REQUEST: Copy all of the material below exactly.
——————
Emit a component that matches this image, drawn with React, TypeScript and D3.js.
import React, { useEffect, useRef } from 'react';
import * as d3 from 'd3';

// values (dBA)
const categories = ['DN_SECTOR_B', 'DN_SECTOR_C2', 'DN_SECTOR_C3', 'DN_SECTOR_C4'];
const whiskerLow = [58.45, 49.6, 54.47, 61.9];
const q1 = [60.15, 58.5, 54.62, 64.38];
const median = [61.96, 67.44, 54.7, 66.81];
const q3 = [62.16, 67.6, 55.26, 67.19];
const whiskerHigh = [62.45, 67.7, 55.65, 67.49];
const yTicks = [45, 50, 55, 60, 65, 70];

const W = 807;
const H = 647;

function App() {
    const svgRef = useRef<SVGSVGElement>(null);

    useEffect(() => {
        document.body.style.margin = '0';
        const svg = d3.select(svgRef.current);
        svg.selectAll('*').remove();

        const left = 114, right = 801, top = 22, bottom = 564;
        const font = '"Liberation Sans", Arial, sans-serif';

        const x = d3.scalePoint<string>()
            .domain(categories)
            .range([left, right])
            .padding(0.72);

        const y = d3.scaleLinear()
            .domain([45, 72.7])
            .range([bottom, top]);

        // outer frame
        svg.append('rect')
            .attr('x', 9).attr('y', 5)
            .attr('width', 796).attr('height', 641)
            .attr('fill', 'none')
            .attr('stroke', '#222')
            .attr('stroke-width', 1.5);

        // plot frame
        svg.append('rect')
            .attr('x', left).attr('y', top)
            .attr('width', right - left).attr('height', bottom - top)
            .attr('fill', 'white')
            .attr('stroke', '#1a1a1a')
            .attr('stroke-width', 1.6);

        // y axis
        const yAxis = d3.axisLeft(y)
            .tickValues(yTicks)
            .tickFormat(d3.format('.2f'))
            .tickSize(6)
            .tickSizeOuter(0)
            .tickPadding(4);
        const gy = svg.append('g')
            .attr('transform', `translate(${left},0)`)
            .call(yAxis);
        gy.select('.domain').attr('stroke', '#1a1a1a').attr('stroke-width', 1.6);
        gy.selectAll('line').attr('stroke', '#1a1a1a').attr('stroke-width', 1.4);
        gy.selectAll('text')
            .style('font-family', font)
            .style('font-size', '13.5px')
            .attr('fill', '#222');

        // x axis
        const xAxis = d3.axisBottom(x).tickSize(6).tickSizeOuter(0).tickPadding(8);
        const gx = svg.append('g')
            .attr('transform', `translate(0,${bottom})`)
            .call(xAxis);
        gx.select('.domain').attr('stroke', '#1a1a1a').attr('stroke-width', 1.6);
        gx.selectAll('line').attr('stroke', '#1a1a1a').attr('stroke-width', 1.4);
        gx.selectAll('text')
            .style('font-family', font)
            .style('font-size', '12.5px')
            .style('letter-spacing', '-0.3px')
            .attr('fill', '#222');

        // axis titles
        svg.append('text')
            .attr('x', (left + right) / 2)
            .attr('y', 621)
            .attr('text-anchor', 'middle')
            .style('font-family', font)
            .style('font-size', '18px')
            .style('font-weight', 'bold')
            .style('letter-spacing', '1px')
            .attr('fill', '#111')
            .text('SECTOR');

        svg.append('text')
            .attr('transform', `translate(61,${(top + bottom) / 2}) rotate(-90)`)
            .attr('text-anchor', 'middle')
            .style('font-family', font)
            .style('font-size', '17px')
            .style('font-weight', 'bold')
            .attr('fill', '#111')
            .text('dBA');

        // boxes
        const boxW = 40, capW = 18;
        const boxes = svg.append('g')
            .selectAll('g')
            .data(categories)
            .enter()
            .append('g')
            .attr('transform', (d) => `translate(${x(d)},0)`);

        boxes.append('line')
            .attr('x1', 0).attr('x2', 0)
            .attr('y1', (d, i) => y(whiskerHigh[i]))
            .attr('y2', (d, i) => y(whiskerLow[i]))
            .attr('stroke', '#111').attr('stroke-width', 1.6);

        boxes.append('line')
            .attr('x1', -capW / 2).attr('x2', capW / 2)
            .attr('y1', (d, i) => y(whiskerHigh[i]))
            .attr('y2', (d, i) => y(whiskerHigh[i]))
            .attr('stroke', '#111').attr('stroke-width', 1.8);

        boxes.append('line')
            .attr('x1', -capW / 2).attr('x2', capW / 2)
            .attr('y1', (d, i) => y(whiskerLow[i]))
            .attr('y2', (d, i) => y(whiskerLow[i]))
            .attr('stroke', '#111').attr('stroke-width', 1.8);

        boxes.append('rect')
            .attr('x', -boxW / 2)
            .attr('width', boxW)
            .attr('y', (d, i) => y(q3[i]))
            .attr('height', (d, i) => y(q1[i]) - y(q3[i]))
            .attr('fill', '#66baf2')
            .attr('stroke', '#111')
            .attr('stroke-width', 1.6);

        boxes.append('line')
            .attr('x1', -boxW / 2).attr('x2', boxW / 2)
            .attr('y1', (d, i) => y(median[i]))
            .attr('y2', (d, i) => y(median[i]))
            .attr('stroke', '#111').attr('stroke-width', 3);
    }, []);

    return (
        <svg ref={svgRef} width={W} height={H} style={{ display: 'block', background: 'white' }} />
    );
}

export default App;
——————
TASK ANSWER:
Emit a component that matches this image, drawn with React, TypeScript and D3.js.
import React, { useEffect, useRef } from 'react';
import * as d3 from 'd3';

// values (dBA)
const categories = ['DN_SECTOR_B', 'DN_SECTOR_C2', 'DN_SECTOR_C3', 'DN_SECTOR_C4'];
const whiskerLow = [58.45, 49.6, 54.47, 61.9];
const q1 = [60.15, 58.5, 54.62, 64.38];
const median = [61.96, 67.44, 54.7, 66.81];
const q3 = [62.16, 67.6, 55.26, 67.19];
const whiskerHigh = [62.45, 67.7, 55.65, 67.49];
const yTicks = [45, 50, 55, 60, 65, 70];

const W = 807;
const H = 647;

function App() {
    const svgRef = useRef<SVGSVGElement>(null);

    useEffect(() => {
        document.body.style.margin = '0';
        const svg = d3.select(svgRef.current);
        svg.selectAll('*').remove();

        const left = 114, right = 801, top = 22, bottom = 564;
        const font = '"Liberation Sans", Arial, sans-serif';

        const x = d3.scalePoint<string>()
            .domain(categories)
            .range([left, right])
            .padding(0.72);

        const y = d3.scaleLinear()
            .domain([45, 72.7])
            .range([bottom, top]);

        // outer frame
        svg.append('rect')
            .attr('x', 9).attr('y', 5)
            .attr('width', 796).attr('height', 641)
            .attr('fill', 'none')
            .attr('stroke', '#222')
            .attr('stroke-width', 1.5);

        // plot frame
        svg.append('rect')
            .attr('x', left).attr('y', top)
            .attr('width', right - left).attr('height', bottom - top)
            .attr('fill', 'white')
            .attr('stroke', '#1a1a1a')
            .attr('stroke-width', 1.6);

        // y axis
        const yAxis = d3.axisLeft(y)
            .tickValues(yTicks)
            .tickFormat(d3.format('.2f'))
            .tickSize(6)
            .tickSizeOuter(0)
            .tickPadding(4);
        const gy = svg.append('g')
            .attr('transform', `translate(${left},0)`)
            .call(yAxis);
        gy.select('.domain').attr('stroke', '#1a1a1a').attr('stroke-width', 1.6);
        gy.selectAll('line').attr('stroke', '#1a1a1a').attr('stroke-width', 1.4);
        gy.selectAll('text')
            .style('font-family', font)
            .style('font-size', '13.5px')
            .attr('fill', '#222');

        // x axis
        const xAxis = d3.axisBottom(x).tickSize(6).tickSizeOuter(0).tickPadding(8);
        const gx = svg.append('g')
            .attr('transform', `translate(0,${bottom})`)
            .call(xAxis);
        gx.select('.domain').attr('stroke', '#1a1a1a').attr('stroke-width', 1.6);
        gx.selectAll('line').attr('stroke', '#1a1a1a').attr('stroke-width', 1.4);
        gx.selectAll('text')
            .style('font-family', font)
            .style('font-size', '12.5px')
            .style('letter-spacing', '-0.3px')
            .attr('fill', '#222');

        // axis titles
        svg.append('text')
            .attr('x', (left + right) / 2)
            .attr('y', 621)
            .attr('text-anchor', 'middle')
            .style('font-family', font)
            .style('font-size', '18px')
            .style('font-weight', 'bold')
            .style('letter-spacing', '1px')
            .attr('fill', '#111')
            .text('SECTOR');

        svg.append('text')
            .attr('transform', `translate(61,${(top + bottom) / 2}) rotate(-90)`)
            .attr('text-anchor', 'middle')
            .style('font-family', font)
            .style('font-size', '17px')
            .style('font-weight', 'bold')
            .attr('fill', '#111')
            .text('dBA');

        // boxes
        const boxW = 40, capW = 18;
        const boxes = svg.append('g')
            .selectAll('g')
            .data(categories)
            .enter()
            .append('g')
            .attr('transform', (d) => `translate(${x(d)},0)`);

        boxes.append('line')
            .attr('x1', 0).attr('x2', 0)
            .attr('y1', (d, i) => y(whiskerHigh[i]))
            .attr('y2', (d, i) => y(whiskerLow[i]))
            .attr('stroke', '#111').attr('stroke-width', 1.6);

        boxes.append('line')
            .attr('x1', -capW / 2).attr('x2', capW / 2)
            .attr('y1', (d, i) => y(whiskerHigh[i]))
            .attr('y2', (d, i) => y(whiskerHigh[i]))
            .attr('stroke', '#111').attr('stroke-width', 1.8);

        boxes.append('line')
            .attr('x1', -capW / 2).attr('x2', capW / 2)
            .attr('y1', (d, i) => y(whiskerLow[i]))
            .attr('y2', (d, i) => y(whiskerLow[i]))
            .attr('stroke', '#111').attr('stroke-width', 1.8);

        boxes.append('rect')
            .attr('x', -boxW / 2)
            .attr('width', boxW)
            .attr('y', (d, i) => y(q3[i]))
            .attr('height', (d, i) => y(q1[i]) - y(q3[i]))
            .attr('fill', '#66baf2')
            .attr('stroke', '#111')
            .attr('stroke-width', 1.6);

        boxes.append('line')
            .attr('x1', -boxW / 2).attr('x2', boxW / 2)
            .attr('y1', (d, i) => y(median[i]))
            .attr('y2', (d, i) => y(median[i]))
            .attr('stroke', '#111').attr('stroke-width', 3);
    }, []);

    return (
        <svg ref={svgRef} width={W} height={H} style={{ display: 'block', background: 'white' }} />
    );
}

export default App;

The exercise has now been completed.